2. Data and Preprocessing
Data sources
- English blogs
- English news articles
- English Twitter messages
Preprocessing steps
- Sampled a subset of lines to keep the model lightweight.
- Converted text to lowercase and removed punctuation and symbols.
- Split text into words and built:
- Single-word counts (unigrams)
- Two-word sequences (bigrams)
- Three-word sequences (trigrams)
3. Prediction Algorithm (N-gram Backoff)
Core idea
- Use recent words typed by the user to guess the most likely next word.
- Based on frequency of short word sequences in the training data.
Backoff strategy
- Take the last two words of the input and search the trigram table.
- If no trigram match is found, use the last one word and search the bigram table.

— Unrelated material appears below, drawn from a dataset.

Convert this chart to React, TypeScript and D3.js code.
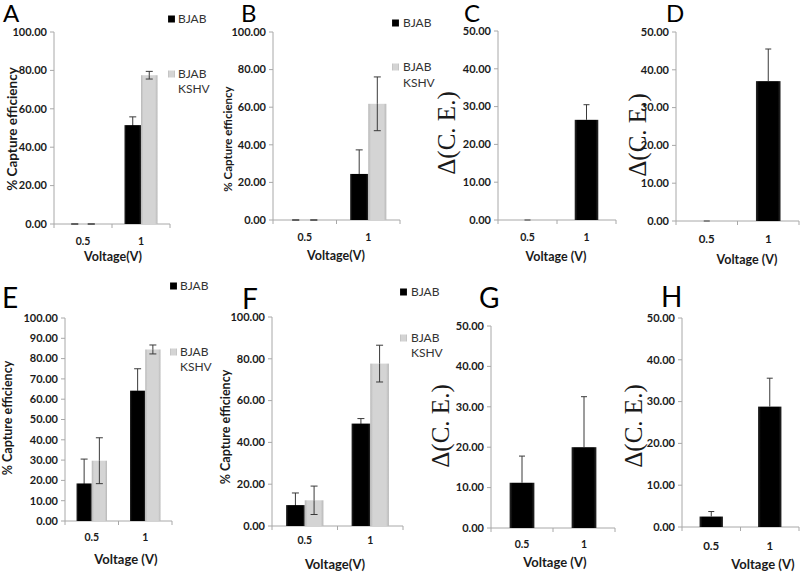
import React from "react";
import * as d3 from "d3";

// ---------- data ----------
const categories = ["0.5", "1"];

const aBJAB = [0, 51.5];
const aBJABErr = [0, 4.3];
const aKSHV = [0, 77.5];
const aKSHVErr = [0, 2.0];

const bBJAB = [0, 24.5];
const bBJABErr = [0, 12.8];
const bKSHV = [0, 61.8];
const bKSHVErr = [0, 14.3];

const cDelta = [0, 26.5];
const cDeltaErr = [0, 4.0];

const dDelta = [0, 37.0];
const dDeltaErr = [0, 8.5];

const eBJAB = [18.5, 64.2];
const eBJABErr = [12.0, 10.8];
const eKSHV = [29.7, 84.5];
const eKSHVErr = [11.3, 2.2];

const fBJAB = [10.0, 49.0];
const fBJABErr = [5.8, 2.4];
const fKSHV = [12.3, 77.7];
const fKSHVErr = [6.8, 8.8];

const gDelta = [11.2, 20.0];
const gDeltaErr = [6.6, 12.5];

const hDelta = [2.5, 28.8];
const hDeltaErr = [1.2, 6.8];

const legendLabels = ["BJAB", "BJAB", "KSHV"];
const captureTitle = "% Capture efficiency";
const deltaTitle = "Δ(C. E.)";

// ---------- layout ----------
type Series = { values: number[]; errs: number[]; kind: "black" | "gray"; both: boolean };
type Panel = {
  letter: string; lx: number; ly: number; lsize: number;
  x0: number; x1: number; yTop: number; yBot: number; max: number; step: number;
  series: Series[];
  yTitle: string; ytx: number; yty: number; ytSize: number; ytSerif: boolean;
  xTitle: string; xtx: number; xty: number; xtSize: number;
  tickY: number; tickSize: number;
  legend?: { sx: number; tx: number; r1: number; r2: number; r3: number };
};

const panels: Panel[] = [
  {
    letter: "A", lx: 3, ly: 22, lsize: 24,
    x0: 54, x1: 170, yTop: 32, yBot: 224, max: 100, step: 20,
    series: [
      { values: aBJAB, errs: aBJABErr, kind: "black", both: true },
      { values: aKSHV, errs: aKSHVErr, kind: "gray", both: true },
    ],
    yTitle: captureTitle, ytx: 12, yty: 129, ytSize: 13.5, ytSerif: false,
    xTitle: "Voltage(V)", xtx: 113, xty: 261, xtSize: 12.5,
    tickY: 245, tickSize: 10.5,
    legend: { sx: 168, tx: 178, r1: 19, r2: 74, r3: 89 },
  },
  {
    letter: "B", lx: 241, ly: 22, lsize: 24,
    x0: 273, x1: 400, yTop: 32, yBot: 220, max: 100, step: 20,
    series: [
      { values: bBJAB, errs: bBJABErr, kind: "black", both: true },
      { values: bKSHV, errs: bKSHVErr, kind: "gray", both: true },
    ],
    yTitle: captureTitle, ytx: 228, yty: 139, ytSize: 11.5, ytSerif: false,
    xTitle: "Voltage(V)", xtx: 336, xty: 260, xtSize: 12.5,
    tickY: 241, tickSize: 10.5,
    legend: { sx: 392, tx: 403, r1: 23, r2: 67, r3: 83 },
  },
  {
    letter: "C", lx: 464, ly: 22, lsize: 24,
    x0: 498, x1: 616, yTop: 31, yBot: 220, max: 50, step: 10,
    series: [{ values: cDelta, errs: cDeltaErr, kind: "black", both: false }],
    yTitle: deltaTitle, ytx: 446, yty: 133, ytSize: 25, ytSerif: true,
    xTitle: "Voltage (V)", xtx: 556, xty: 261, xtSize: 12.5,
    tickY: 241, tickSize: 10.5,
  },
  {
    letter: "D", lx: 666, ly: 22, lsize: 24,
    x0: 676, x1: 799, yTop: 32, yBot: 221, max: 50, step: 10,
    series: [{ values: dDelta, errs: dDeltaErr, kind: "black", both: false }],
    yTitle: deltaTitle, ytx: 637, yty: 135, ytSize: 25, ytSerif: true,
    xTitle: "Voltage (V)", xtx: 747, xty: 264, xtSize: 12.5,
    tickY: 243, tickSize: 11.5,
  },
  {
    letter: "E", lx: 2, ly: 308, lsize: 28,
    x0: 65, x1: 172, yTop: 318, yBot: 521, max: 100, step: 10,
    series: [
      { values: eBJAB, errs: eBJABErr, kind: "black", both: true },
      { values: eKSHV, errs: eKSHVErr, kind: "gray", both: true },
    ],
    yTitle: captureTitle, ytx: 8, yty: 418, ytSize: 12.5, ytSerif: false,
    xTitle: "Voltage (V)", xtx: 126, xty: 564, xtSize: 13,
    tickY: 541, tickSize: 10.5,
    legend: { sx: 170, tx: 180, r1: 286, r2: 352, r3: 367 },
  },
  {
    letter: "F", lx: 242, ly: 309, lsize: 28,
    x0: 272, x1: 403, yTop: 317, yBot: 526, max: 100, step: 20,
    series: [
      { values: fBJAB, errs: fBJABErr, kind: "black", both: true },
      { values: fKSHV, errs: fKSHVErr, kind: "gray", both: true },
    ],
    yTitle: captureTitle, ytx: 226, yty: 427, ytSize: 12.5, ytSerif: false,
    xTitle: "Voltage(V)", xtx: 335, xty: 569, xtSize: 13,
    tickY: 544, tickSize: 10.5,
    legend: { sx: 400, tx: 411, r1: 292, r2: 338, r3: 353 },
  },
  {
    letter: "G", lx: 479, ly: 308, lsize: 28,
    x0: 491, x1: 615, yTop: 326, yBot: 528, max: 50, step: 10,
    series: [{ values: gDelta, errs: gDeltaErr, kind: "black", both: false }],
    yTitle: deltaTitle, ytx: 440, yty: 426, ytSize: 25, ytSerif: true,
    xTitle: "Voltage (V)", xtx: 555, xty: 567, xtSize: 13,
    tickY: 548, tickSize: 10.5,
  },
  {
    letter: "H", lx: 661, ly: 307, lsize: 28,
    x0: 682, x1: 799, yTop: 318, yBot: 527, max: 50, step: 10,
    series: [{ values: hDelta, errs: hDeltaErr, kind: "black", both: false }],
    yTitle: deltaTitle, ytx: 633, yty: 426, ytSize: 25, ytSerif: true,
    xTitle: "Voltage (V)", xtx: 763, xty: 569, xtSize: 13,
    tickY: 550, tickSize: 11.5,
  },
];

const SANS = "Lato, 'Liberation Sans', sans-serif";
const SERIF = "'Liberation Serif', 'DejaVu Serif', serif";
const AXIS = "#a8a8a8";
const ERR = "#3a3a3a";

function PanelView({ p, idx }: { p: Panel; idx: number }) {
  const x = d3.scaleBand<string>().domain(categories).range([p.x0, p.x1]).padding(0);
  const y = d3.scaleLinear().domain([0, p.max]).range([p.yBot, p.yTop]);
  const ticks = d3.range(0, p.max + p.step / 2, p.step);
  const fmt = d3.format(".2f");
  const bw = x.bandwidth();
  const n = p.series.length;
  const groupW = n === 1 ? bw * 0.4 : bw * 0.57;
  const sub = d3.scaleBand<number>().domain(d3.range(n)).range([-groupW / 2, groupW / 2]).padding(0);
  const grayId = `gray-${idx}`;
  const blackId = `black-${idx}`;

  return (
    <g>
      <defs>
        <linearGradient id={grayId} x1="0" x2="1" y1="0" y2="0">
          <stop offset="0" stopColor="#b8b8b8" />
          <stop offset="0.15" stopColor="#d4d4d4" />
          <stop offset="0.85" stopColor="#d4d4d4" />
          <stop offset="1" stopColor="#b8b8b8" />
        </linearGradient>
        <linearGradient id={blackId} x1="0" x2="1" y1="0" y2="0">
          <stop offset="0" stopColor="#2a2a2a" />
          <stop offset="0.12" stopColor="#000" />
          <stop offset="0.88" stopColor="#000" />
          <stop offset="1" stopColor="#2a2a2a" />
        </linearGradient>
      </defs>

      {/* panel letter */}
      <text x={p.lx} y={p.ly} fontFamily={SANS} fontSize={p.lsize} fill="#000">{p.letter}</text>

      {/* y axis */}
      <line x1={p.x0} x2={p.x0} y1={p.yTop} y2={p.yBot} stroke={AXIS} />
      {ticks.map((t) => (
        <g key={t}>
          <line x1={p.x0 - 4} x2={p.x0} y1={y(t)} y2={y(t)} stroke={AXIS} />
          <text x={p.x0 - 7} y={y(t)} dy="0.35em" textAnchor="end" fontFamily={SANS}
            fontWeight="bold" fontSize={11} fill="#1a1a1a">{fmt(t)}</text>
        </g>
      ))}

      {/* x axis */}
      <line x1={p.x0} x2={p.x1} y1={p.yBot} y2={p.yBot} stroke={AXIS} />
      {[...categories.map((c) => x(c) as number), p.x1].map((v, i) => (
        <line key={i} x1={v} x2={v} y1={p.yBot} y2={p.yBot + 4} stroke={AXIS} />
      ))}
      {categories.map((c) => (
        <text key={c} x={(x(c) as number) + bw / 2} y={p.tickY} textAnchor="middle"
          fontFamily={SANS} fontWeight="bold" fontSize={p.tickSize} fill="#1a1a1a">{c}</text>
      ))}

      {/* bars */}
      {p.series.map((s, si) =>
        categories.map((c, ci) => {
          const cx = (x(c) as number) + bw / 2;
          const bx = cx + (sub(si) as number);
          const w = sub.bandwidth();
          const v = s.values[ci];
          const e = s.errs[ci];
          const mid = bx + w / 2;
          const top = y(v + e);
          const bot = s.both ? y(Math.max(0, v - e)) : y(v);
          const cap = n === 1 ? 3 : 3.5;
          const lowColor = s.kind === "black" ? "#000" : ERR;
          return (
            <g key={`${si}-${ci}`}>
              <rect x={bx} y={y(v)} width={w} height={p.yBot - y(v)}
                fill={s.kind === "black" ? `url(#${blackId})` : `url(#${grayId})`} />
              <line x1={mid} x2={mid} y1={top} y2={y(v)} stroke={ERR} />
              <line x1={mid - cap} x2={mid + cap} y1={top} y2={top} stroke={ERR} />
              {s.both && (
                <g>
                  <line x1={mid} x2={mid} y1={y(v)} y2={bot} stroke={lowColor} />
                  <line x1={mid - cap} x2={mid + cap} y1={bot} y2={bot} stroke={v === 0 ? ERR : lowColor} />
                </g>
              )}
            </g>
          );
        })
      )}

      {/* y title */}
      <text transform={`translate(${p.ytx},${p.yty}) rotate(-90)`} textAnchor="middle" dy="0.35em"
        fontFamily={p.ytSerif ? SERIF : SANS} fontWeight={p.ytSerif ? "normal" : "bold"}
        fontSize={p.ytSize} fill="#1a1a1a">{p.yTitle}</text>

      {/* x title */}
      <text x={p.xtx} y={p.xty} textAnchor="middle" fontFamily={SANS} fontWeight="bold"
        fontSize={p.xtSize} fill="#1a1a1a">{p.xTitle}</text>

      {/* legend */}
      {p.legend && (
        <g fontFamily={SANS} fontSize={12} fill="#333">
          <rect x={p.legend.sx} y={p.legend.r1 - 3.5} width={7} height={7} fill={`url(#${blackId})`} />
          <text x={p.legend.tx} y={p.legend.r1} dy="0.35em">{legendLabels[0]}</text>
          <rect x={p.legend.sx} y={p.legend.r2 - 3.5} width={7} height={7} fill={`url(#${grayId})`} />
          <text x={p.legend.tx} y={p.legend.r2} dy="0.35em">{legendLabels[1]}</text>
          <text x={p.legend.tx} y={p.legend.r3} dy="0.35em">{legendLabels[2]}</text>
        </g>
      )}
    </g>
  );
}

export default function App() {
  return (
    <svg width={800} height={573} viewBox="0 0 800 573"
      style={{ position: "absolute", left: 0, top: 0, background: "#fff" }}>
      <rect x={0} y={0} width={800} height={573} fill="#fff" />
      {panels.map((p, i) => (
        <PanelView key={p.letter} p={p} idx={i} />
      ))}
    </svg>
  );
}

- If there is still no match, fall back to the most frequent single word overall
4. Shiny App: User Experience
How the app works
- User will type their phrase and be given a predicted following word.
Key strengths
- Very easy to use—no configuration needed.
- Response is fast because the model is pre-computed and lightweight.
- Works for a wide range of everyday phrases drawn from blogs, news, and social media.